Erik was just 10 when he first fell in love with the Stratos, but he eventually embarked on a circuit racing career as his parents thought that this would be safer. Yet he finds a lot in common between the powerful, single-seater racing cars that he drove back then and the Stratos now: both rear wheel drive, with more power than grip. As Erik is able to artfully demonstrate by power-sliding the car through the corners of the Castelletto di Branduzzo circuit, close to Milan in Italy, where he tested the Stratos prior to the season start…

Hero of heroes
While the Stratos is the car that has inspired Erik most in his career, there’s no question about the person who inspired him most. That’s Ayrton Senna, who probably saved Erik’s life when he crashed his Ligier heavily in practice for the 1992 Belgian Grand Prix, at one of the fastest sections of the track near Blanchimont.

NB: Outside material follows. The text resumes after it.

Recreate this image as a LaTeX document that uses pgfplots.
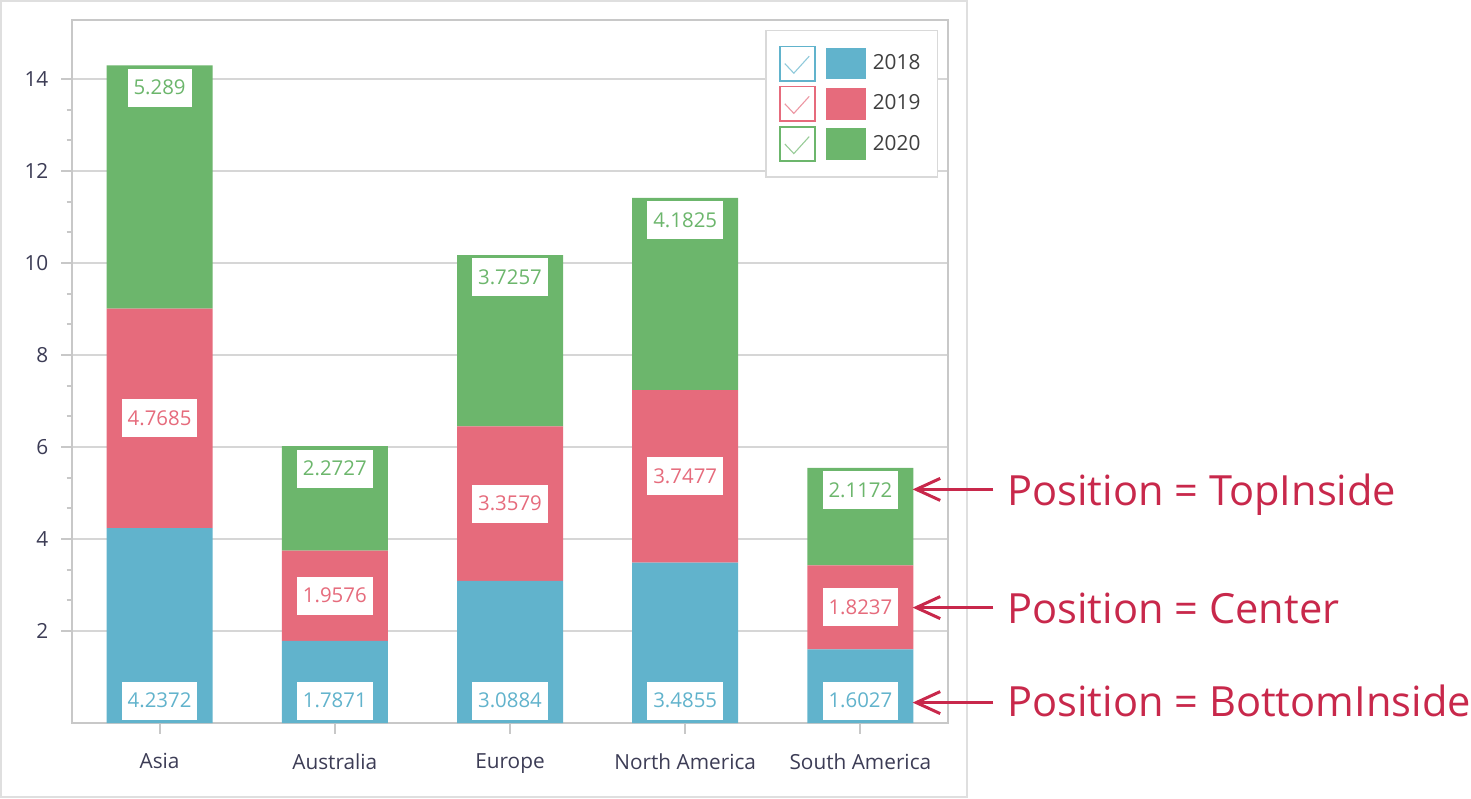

Erik was knocked briefly unconscious and Senna was the only driver who stopped. The Brazilian managed to switch off the Ligier’s engine – which was still running at full revs – thereby averting a potentially disastrous fire, and held Erik’s head stable until the emergency services arrived. In a sad twist of irony, Erik tried to do the same for Senna less than two years later at Imola ¬– but on that occasion there was nothing to be done. Erik was too upset to re-start the race at Imola, and he retired from Formula 1® at the end of the season.
“Ayrton will always be my hero forever,” points out Erik simply; the special bond between them still clear today. Just as there’s a unique relationship between Erik and his Lancia Stratos.